Pytany, co przesądziło o wyjeździe do Ukrainy, przyznał, że miało to między innymi związek z historią jego rodziny. Od zawsze miałem rachunki do wyrównania z Rosjanami. Zabili mi kiedyś pradziadka, skrzywdzili mój kraj - Polskę. Zobaczyłem, co tam się dzieje - na początku w telewizji, w mediach. Drugiego dnia wojny pojechałem na granicę, bo koleżanka mnie poprosiła, żeby tam mamę z siostrą zabrać. Tam też zobaczyłem jak to wygląda i - tak jak mówię - w niedzielę prezydent Zełenski ogłosił formowanie Legionu Międzynarodowego i w środę z rana tam byłem - relacjonował mężczyzna.

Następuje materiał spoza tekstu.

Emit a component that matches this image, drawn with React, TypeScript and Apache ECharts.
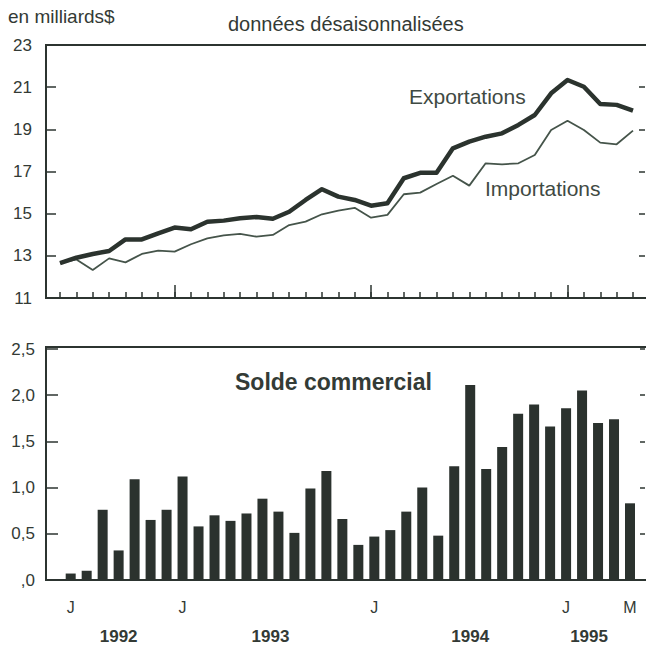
import React, { useEffect, useRef } from "react";
import * as echarts from "echarts";

// Months from June 1992 to May 1995 (French initials)
const months = [
  "J", "J", "A", "S", "O", "N", "D",
  "J", "F", "M", "A", "M", "J", "J", "A", "S", "O", "N", "D",
  "J", "F", "M", "A", "M", "J", "J", "A", "S", "O", "N", "D",
  "J", "F", "M", "A", "M",
];
const monthLabelIdx = [0, 7, 19, 31, 35];
const januaryIdx = [7, 19, 31];
const years = ["1992", "1993", "1994", "1995"];
const yearIdx = [3, 12, 25, 32];

const exportations = [
  12.65, 12.91, 13.09, 13.23, 13.78, 13.78, 14.07, 14.34, 14.26, 14.62, 14.67, 14.78,
  14.84, 14.76, 15.09, 15.65, 16.16, 15.81, 15.65, 15.38, 15.49, 16.68, 16.94, 16.94,
  18.1, 18.42, 18.65, 18.81, 19.21, 19.68, 20.71, 21.34, 21.02, 20.2, 20.16, 19.89,
];
const importations = [
  12.65, 12.83, 12.33, 12.88, 12.69, 13.09, 13.25, 13.2, 13.55, 13.83, 13.97, 14.04,
  13.91, 13.99, 14.46, 14.62, 14.97, 15.14, 15.28, 14.81, 14.94, 15.92, 16.0, 16.41,
  16.8, 16.33, 17.39, 17.34, 17.39, 17.78, 18.97, 19.41, 18.97, 18.37, 18.29, 18.94,
];
const solde = [
  0.07, 0.1, 0.76, 0.32, 1.09, 0.65, 0.76, 1.12, 0.58, 0.7, 0.64, 0.72,
  0.88, 0.74, 0.51, 0.99, 1.18, 0.66, 0.38, 0.47, 0.54, 0.74, 1.0, 0.48,
  1.23, 2.11, 1.2, 1.44, 1.8, 1.9, 1.66, 1.86, 2.05, 1.7, 1.74, 0.83,
];

const FONT = "'Liberation Sans', Arial, Helvetica, sans-serif";
const TXT = "#333a35";
const INK = "#2c3430";

export default function App() {
  const ref = useRef<HTMLDivElement>(null);
  useEffect(() => {
    document.body.style.margin = "0";
    const chart = echarts.init(ref.current!, null, { renderer: "svg" });
    const frame = (top: number, bottom: number) => ({
      type: "polyline",
      shape: { points: [[646, top], [46, top], [46, bottom], [646, bottom]] },
      style: { stroke: INK, lineWidth: 2, fill: "none" },
      silent: true,
    });
    const yearRich = { fontSize: 17, fontWeight: "bold", color: TXT, fontFamily: FONT };
    const option: any = {
      animation: false,
      backgroundColor: "#ffffff",
      textStyle: { fontFamily: FONT },
      grid: [
        { left: 60, right: 13, top: 45, height: 253 },
        { left: 62.7, right: 8, top: 349, height: 231 },
      ],
      xAxis: [
        {
          type: "category", gridIndex: 0, data: months, boundaryGap: false,
          axisLine: { show: false }, axisLabel: { show: false },
          axisTick: { show: true, inside: true, length: 6, interval: 0, lineStyle: { color: INK, width: 1.5 } },
        },
        {
          type: "category", gridIndex: 0, data: months, boundaryGap: false, position: "bottom",
          axisLine: { show: false }, axisLabel: { show: false },
          axisTick: {
            show: true, inside: true, length: 13,
            interval: (i: number) => januaryIdx.includes(i),
            lineStyle: { color: INK, width: 1.5 },
          },
        },
        {
          type: "category", gridIndex: 1, data: months, boundaryGap: true,
          axisLine: { show: false }, axisTick: { show: false },
          axisLabel: {
            interval: (i: number) => monthLabelIdx.includes(i),
            margin: 19, fontSize: 16, color: TXT, fontFamily: FONT,
          },
        },
        {
          type: "category", gridIndex: 1, data: months, boundaryGap: true, position: "bottom",
          axisLine: { show: false }, axisTick: { show: false },
          axisLabel: {
            interval: (i: number) => yearIdx.includes(i),
            formatter: (_v: string, i: number) => {
              const k = yearIdx.indexOf(i);
              if (k < 0) return "";
              if (k === 1) return "{a|" + years[k] + "}";
              if (k === 3) return "{b|" + years[k] + "}";
              return years[k];
            },
            rich: {
              a: { ...yearRich, padding: [0, 0, 0, 16] },
              b: { ...yearRich, padding: [0, 0, 0, 14] },
            },
            margin: 48, ...yearRich,
          },
        },
      ],
      yAxis: [
        {
          type: "value", gridIndex: 0, min: 11, max: 23, interval: 2, offset: 14,
          axisLine: { show: false }, splitLine: { show: false },
          axisTick: { show: true, inside: true, length: 10, lineStyle: { color: INK, width: 1.5 } },
          axisLabel: { margin: 14, fontSize: 17, color: TXT, fontFamily: FONT },
        },
        {
          type: "value", gridIndex: 0, min: 11, max: 23, interval: 2, position: "right", offset: 12,
          axisLine: { show: false }, splitLine: { show: false }, axisLabel: { show: false },
          axisTick: { show: true, inside: true, length: 6, lineStyle: { color: INK, width: 1.5 } },
        },
        {
          type: "value", gridIndex: 1, min: 0, max: 2.5, interval: 0.5, offset: 16.7,
          axisLine: { show: false }, splitLine: { show: false },
          axisTick: { show: true, inside: true, length: 12, lineStyle: { color: INK, width: 1.5 } },
          axisLabel: {
            margin: 11, fontSize: 17, color: TXT, fontFamily: FONT,
            formatter: (v: number) => (v === 0 ? ",0" : v.toFixed(1).replace(".", ",")),
          },
        },
        {
          type: "value", gridIndex: 1, min: 0, max: 2.5, interval: 0.5, position: "right", offset: 7,
          axisLine: { show: false }, splitLine: { show: false }, axisLabel: { show: false },
          axisTick: { show: true, inside: true, length: 5, lineStyle: { color: INK, width: 1.5 } },
        },
      ],
      series: [
        {
          name: "Importations", type: "line", xAxisIndex: 0, yAxisIndex: 0, data: importations,
          symbol: "none", lineStyle: { color: "#45544a", width: 1.8 }, z: 3,
        },
        {
          name: "Exportations", type: "line", xAxisIndex: 0, yAxisIndex: 0, data: exportations,
          symbol: "none", lineStyle: { color: "#2b332e", width: 4.5, join: "round" }, z: 4,
        },
        {
          name: "Solde commercial", type: "bar", xAxisIndex: 2, yAxisIndex: 2, data: solde,
          barWidth: 10, itemStyle: { color: "#2b322e" },
        },
      ],
      graphic: [
        frame(45, 298),
        frame(347, 580),
        {
          type: "text", left: 8, top: 7,
          style: { text: "en milliards$", fontSize: 19, fill: TXT, fontFamily: FONT },
        },
        {
          type: "text", left: 228, top: 14,
          style: { text: "données désaisonnalisées", fontSize: 20, fill: TXT, fontFamily: FONT },
        },
        {
          type: "text", left: 409, top: 86,
          style: { text: "Exportations", fontSize: 21, fill: "#3f4a43", fontFamily: FONT },
        },
        {
          type: "text", left: 485, top: 178,
          style: { text: "Importations", fontSize: 21, fill: "#3f4a43", fontFamily: FONT },
        },
        {
          type: "text", left: 235, top: 370,
          style: { text: "Solde commercial", fontSize: 23, fontWeight: "bold", fill: "#333b36", fontFamily: FONT },
        },
      ],
    };
    chart.setOption(option);
    return () => chart.dispose();
  }, []);
  return (
    <div
      ref={ref}
      style={{ position: "absolute", left: 0, top: 0, width: 646, height: 656 }}
    />
  );
}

Jak mówił, Ukraińcy przyjęli go z życzliwością, podobnie jak ochotników z innych krajów. Na początku byli zdziwieni co my tam robimy. Jak przekroczyłem granicę, to nie wiedzieli po co tam przyjechałem. Miałem numery kontaktowe, potem policja ukraińska mnie skontaktowała z wojenkomatem (komisariatem wojskowym - przyp. red.), zawiozła mnie tam i tak to się potoczyło - mówił pan Jurek.

Jak Ukraińcy przyjęli wizytę trzech premierów na początku wojny?

Polak przyznał ponadto, iż na Ukraińcach duże wrażenie zrobiła marcowa wizyta w Kijowie trzech premierów: Mateusza Morawieckiego, Petra Fiali z Czech oraz Janeza Jansy ze Słowenii (w delegacji był również prezes PiS, ówczesny wicepremier Jarosław Kaczyński). To było bardzo motywujące dla wojska ukraińskiego. Nie wiem, jak naród ukraiński do tego podszedł, ale żołnierze w okopach odebrali to tak, że jeżeli premier rządu polskiego nie boi się tam pojechać w takim momencie, to jest dobrze. Ukraina walczy i się nie podda - podkreślał pan Jurek.

Uważam, że to był jeden z takich pozytywnych sygnałów wysłanych przez Zachód po tym, jak Zełenski nie uciekł z Kijowa - dodał.

"Chcę jeszcze wrócić na front"

Polak zdradził, że chciałby jeszcze wrócić na front. Obecnie - po dwóch pobytach, podczas których walczył z Rosjanami - zajął się pomocą dla swych rodaków, którzy tam teraz przebywają. Są dobrzy ludzie, którzy pomagają Polakom tam walczącym. Wożę pomoc dla moich kolegów z Polski. Pomagają nam i środowiska narodowe, i środowiska lewicowe, i fundacja Otwarty Dialog, i Ruch Narodowy, i polscy kibice - wyliczał pan Jurek.